Collected material
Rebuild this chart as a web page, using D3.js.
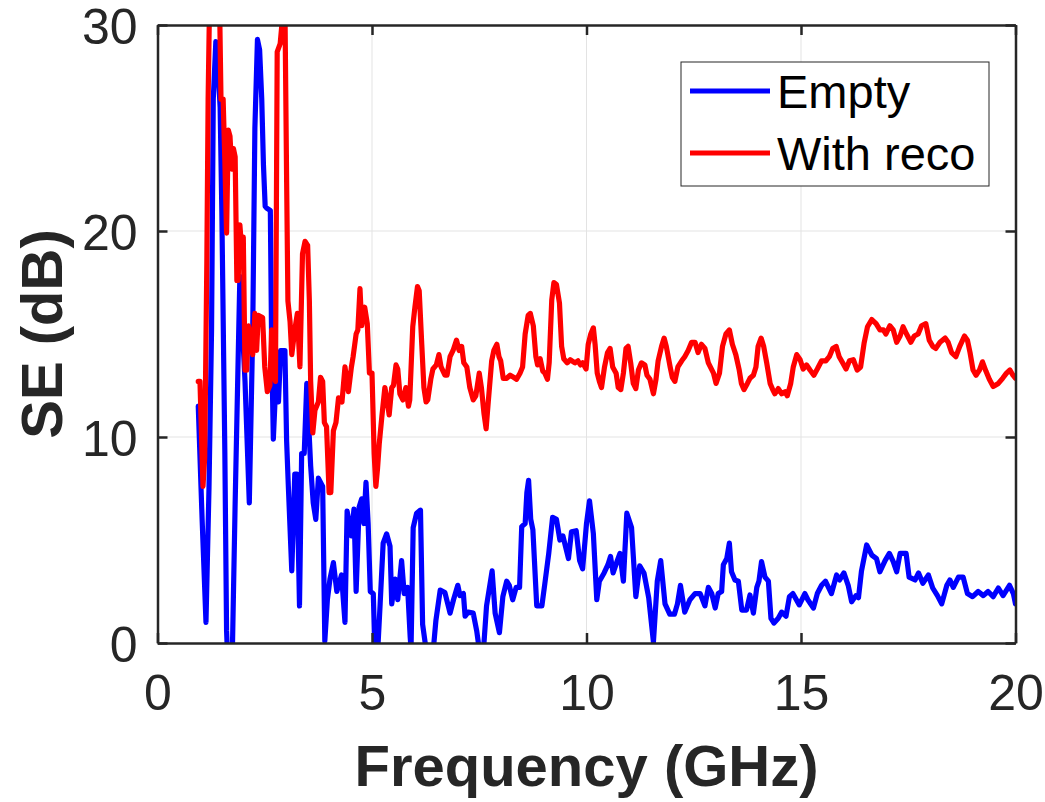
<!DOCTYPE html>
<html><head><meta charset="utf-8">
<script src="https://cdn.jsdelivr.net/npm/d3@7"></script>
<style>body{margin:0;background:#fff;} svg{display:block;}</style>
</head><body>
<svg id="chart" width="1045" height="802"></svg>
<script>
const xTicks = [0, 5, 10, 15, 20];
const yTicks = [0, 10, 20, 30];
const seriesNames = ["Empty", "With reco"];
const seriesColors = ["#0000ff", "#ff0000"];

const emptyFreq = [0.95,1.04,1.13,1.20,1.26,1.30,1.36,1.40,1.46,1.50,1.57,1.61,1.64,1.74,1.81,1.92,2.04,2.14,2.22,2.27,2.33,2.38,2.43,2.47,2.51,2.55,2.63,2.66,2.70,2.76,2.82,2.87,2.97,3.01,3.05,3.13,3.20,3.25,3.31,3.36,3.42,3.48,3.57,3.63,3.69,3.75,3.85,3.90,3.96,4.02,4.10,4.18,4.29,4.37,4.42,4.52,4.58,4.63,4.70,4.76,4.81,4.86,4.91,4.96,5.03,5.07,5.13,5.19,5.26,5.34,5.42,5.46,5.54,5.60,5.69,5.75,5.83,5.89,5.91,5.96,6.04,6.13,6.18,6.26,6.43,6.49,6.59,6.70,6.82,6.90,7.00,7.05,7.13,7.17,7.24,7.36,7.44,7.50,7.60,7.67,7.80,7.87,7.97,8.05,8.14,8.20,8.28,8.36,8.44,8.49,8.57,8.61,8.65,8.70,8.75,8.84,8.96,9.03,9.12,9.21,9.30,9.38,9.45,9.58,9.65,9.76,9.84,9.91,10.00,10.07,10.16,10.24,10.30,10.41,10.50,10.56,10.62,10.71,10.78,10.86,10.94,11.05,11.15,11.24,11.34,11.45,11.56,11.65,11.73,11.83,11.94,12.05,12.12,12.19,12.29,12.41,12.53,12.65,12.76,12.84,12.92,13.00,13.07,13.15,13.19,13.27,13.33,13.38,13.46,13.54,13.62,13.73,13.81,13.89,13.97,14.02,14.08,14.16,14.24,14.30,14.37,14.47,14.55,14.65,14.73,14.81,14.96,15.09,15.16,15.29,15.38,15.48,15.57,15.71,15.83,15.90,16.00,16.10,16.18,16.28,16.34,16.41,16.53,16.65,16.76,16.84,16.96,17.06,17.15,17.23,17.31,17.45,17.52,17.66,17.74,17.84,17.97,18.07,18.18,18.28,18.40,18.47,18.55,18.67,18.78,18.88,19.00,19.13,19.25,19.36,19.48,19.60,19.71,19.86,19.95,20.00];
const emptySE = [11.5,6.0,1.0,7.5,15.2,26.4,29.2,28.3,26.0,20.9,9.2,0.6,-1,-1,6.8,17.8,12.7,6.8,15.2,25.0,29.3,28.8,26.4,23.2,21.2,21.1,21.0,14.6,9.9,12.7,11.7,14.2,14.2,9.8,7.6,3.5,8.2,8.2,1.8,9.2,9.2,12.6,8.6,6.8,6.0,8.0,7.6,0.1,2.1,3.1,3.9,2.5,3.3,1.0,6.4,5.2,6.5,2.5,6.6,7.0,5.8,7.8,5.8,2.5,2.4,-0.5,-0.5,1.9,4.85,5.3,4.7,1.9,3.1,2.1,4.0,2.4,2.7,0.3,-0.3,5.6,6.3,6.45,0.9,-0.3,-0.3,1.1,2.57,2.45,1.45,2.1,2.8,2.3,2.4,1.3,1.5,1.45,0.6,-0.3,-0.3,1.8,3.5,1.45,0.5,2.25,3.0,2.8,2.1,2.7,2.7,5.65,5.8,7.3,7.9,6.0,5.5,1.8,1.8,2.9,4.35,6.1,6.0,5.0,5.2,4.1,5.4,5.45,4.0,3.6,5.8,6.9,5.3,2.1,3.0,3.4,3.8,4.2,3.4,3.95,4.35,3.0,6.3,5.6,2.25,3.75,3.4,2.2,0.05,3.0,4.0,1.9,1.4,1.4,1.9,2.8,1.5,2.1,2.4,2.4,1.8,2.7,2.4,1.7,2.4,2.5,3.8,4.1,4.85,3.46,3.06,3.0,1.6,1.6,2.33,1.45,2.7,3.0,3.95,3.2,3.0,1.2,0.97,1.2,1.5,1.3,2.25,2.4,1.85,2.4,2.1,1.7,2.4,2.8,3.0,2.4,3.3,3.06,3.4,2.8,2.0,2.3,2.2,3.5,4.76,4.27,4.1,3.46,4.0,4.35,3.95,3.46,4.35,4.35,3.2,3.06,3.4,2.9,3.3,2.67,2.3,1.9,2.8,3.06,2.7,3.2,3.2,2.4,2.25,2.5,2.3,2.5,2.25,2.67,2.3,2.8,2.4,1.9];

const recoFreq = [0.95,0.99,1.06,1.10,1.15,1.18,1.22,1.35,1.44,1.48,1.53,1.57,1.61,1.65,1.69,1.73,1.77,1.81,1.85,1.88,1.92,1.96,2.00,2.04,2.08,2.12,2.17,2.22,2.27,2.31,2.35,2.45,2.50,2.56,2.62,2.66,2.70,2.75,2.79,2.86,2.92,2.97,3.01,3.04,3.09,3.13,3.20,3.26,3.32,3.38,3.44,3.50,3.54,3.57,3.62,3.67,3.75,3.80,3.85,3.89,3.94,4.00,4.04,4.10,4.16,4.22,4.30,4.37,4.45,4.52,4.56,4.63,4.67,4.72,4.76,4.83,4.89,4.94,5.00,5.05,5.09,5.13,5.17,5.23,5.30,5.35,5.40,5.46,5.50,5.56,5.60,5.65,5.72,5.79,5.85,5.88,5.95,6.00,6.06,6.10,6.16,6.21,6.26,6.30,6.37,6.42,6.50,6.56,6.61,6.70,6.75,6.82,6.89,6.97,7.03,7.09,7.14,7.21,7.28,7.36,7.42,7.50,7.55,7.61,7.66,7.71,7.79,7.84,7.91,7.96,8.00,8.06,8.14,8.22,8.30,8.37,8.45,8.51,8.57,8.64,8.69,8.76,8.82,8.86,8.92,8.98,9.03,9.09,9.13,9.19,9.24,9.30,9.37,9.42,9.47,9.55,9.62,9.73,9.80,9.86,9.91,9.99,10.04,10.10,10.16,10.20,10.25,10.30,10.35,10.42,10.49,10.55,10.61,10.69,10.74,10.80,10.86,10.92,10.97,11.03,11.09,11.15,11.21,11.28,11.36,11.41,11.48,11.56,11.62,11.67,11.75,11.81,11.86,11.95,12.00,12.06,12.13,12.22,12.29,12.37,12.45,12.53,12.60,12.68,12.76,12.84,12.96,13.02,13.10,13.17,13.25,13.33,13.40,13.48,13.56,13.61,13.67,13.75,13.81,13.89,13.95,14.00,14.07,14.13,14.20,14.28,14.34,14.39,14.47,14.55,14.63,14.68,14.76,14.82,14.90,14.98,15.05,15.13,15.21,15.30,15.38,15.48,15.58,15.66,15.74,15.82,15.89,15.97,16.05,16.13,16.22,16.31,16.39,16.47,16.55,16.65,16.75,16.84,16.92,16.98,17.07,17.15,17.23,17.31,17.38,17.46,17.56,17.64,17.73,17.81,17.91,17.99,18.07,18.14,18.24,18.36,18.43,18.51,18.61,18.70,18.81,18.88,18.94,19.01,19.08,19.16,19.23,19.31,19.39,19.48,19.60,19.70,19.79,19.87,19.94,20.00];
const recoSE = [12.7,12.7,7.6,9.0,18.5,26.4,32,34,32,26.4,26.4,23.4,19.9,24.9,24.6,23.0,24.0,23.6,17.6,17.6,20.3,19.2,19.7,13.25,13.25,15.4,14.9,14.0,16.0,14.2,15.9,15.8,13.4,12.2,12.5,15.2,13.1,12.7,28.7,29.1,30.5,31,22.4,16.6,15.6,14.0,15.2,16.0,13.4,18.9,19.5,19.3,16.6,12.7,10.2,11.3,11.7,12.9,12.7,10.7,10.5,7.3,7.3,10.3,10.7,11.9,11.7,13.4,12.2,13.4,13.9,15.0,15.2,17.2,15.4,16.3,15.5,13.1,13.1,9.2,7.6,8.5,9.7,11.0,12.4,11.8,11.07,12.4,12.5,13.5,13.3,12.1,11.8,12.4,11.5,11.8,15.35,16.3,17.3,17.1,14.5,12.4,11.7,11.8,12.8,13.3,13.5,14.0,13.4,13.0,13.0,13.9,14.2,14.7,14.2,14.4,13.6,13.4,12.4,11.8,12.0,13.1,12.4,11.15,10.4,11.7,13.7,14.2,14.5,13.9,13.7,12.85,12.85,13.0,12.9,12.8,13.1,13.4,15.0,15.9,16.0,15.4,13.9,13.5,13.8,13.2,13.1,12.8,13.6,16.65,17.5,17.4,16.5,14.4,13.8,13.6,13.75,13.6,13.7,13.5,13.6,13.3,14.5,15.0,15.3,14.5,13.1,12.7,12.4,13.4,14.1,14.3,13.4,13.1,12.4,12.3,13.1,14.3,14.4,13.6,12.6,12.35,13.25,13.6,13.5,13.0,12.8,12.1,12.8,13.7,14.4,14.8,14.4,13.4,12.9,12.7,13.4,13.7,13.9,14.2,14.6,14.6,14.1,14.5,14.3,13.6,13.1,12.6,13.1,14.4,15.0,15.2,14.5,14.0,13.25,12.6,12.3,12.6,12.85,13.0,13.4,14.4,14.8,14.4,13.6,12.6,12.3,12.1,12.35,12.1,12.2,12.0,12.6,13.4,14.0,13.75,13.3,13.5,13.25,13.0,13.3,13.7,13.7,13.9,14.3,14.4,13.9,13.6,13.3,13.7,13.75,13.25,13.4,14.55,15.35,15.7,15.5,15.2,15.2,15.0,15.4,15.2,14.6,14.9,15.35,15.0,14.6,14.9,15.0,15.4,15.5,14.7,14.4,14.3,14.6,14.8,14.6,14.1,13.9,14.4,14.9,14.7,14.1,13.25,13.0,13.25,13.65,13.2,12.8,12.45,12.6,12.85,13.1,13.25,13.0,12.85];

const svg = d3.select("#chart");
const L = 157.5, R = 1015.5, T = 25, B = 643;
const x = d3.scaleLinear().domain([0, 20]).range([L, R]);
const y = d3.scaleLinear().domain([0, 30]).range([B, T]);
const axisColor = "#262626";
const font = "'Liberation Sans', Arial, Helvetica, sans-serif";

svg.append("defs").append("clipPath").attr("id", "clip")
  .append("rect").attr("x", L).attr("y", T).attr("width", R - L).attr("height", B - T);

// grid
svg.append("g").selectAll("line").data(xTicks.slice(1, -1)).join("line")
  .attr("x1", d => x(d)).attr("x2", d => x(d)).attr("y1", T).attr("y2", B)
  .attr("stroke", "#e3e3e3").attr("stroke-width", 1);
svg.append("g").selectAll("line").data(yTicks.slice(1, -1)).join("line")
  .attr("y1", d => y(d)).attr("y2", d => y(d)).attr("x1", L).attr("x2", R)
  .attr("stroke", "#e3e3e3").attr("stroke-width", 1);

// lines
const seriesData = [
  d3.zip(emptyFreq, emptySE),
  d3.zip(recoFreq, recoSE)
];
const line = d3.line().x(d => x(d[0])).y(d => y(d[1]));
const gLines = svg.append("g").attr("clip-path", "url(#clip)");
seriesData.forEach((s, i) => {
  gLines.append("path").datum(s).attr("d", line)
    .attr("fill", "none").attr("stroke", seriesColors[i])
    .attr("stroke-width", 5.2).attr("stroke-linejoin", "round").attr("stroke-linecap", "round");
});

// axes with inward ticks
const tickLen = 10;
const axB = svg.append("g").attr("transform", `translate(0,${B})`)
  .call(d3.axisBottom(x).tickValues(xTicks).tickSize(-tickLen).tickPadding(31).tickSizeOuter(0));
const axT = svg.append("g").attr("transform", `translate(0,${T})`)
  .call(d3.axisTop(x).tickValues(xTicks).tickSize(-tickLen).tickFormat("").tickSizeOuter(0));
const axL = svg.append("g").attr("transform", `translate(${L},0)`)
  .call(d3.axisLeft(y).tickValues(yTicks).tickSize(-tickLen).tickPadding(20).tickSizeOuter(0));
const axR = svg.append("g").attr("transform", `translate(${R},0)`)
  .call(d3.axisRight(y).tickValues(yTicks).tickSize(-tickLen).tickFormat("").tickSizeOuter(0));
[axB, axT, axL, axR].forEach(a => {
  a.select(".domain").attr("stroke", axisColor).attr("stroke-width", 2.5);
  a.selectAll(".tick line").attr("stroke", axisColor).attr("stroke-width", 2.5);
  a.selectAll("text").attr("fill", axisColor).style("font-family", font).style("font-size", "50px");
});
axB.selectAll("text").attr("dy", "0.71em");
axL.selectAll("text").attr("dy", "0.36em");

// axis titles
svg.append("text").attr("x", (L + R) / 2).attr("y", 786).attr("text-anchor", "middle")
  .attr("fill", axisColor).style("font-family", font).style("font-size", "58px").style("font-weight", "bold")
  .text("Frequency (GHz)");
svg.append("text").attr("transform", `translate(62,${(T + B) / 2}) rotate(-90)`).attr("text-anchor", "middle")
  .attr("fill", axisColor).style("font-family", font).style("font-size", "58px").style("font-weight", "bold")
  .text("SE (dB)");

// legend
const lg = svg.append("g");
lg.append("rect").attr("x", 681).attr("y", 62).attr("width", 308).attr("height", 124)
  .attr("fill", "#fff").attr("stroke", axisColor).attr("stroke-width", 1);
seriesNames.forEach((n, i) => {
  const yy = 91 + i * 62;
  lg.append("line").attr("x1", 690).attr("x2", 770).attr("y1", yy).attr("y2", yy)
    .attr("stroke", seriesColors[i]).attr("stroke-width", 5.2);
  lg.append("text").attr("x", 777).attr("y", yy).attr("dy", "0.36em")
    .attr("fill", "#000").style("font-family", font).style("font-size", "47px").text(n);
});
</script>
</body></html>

Requirement
Copy out each line of the listing that holds "chart".

Written solution
Rebuild this chart as a web page, using D3.js.
<svg id="chart" width="1045" height="802"></svg>
const svg = d3.select("#chart");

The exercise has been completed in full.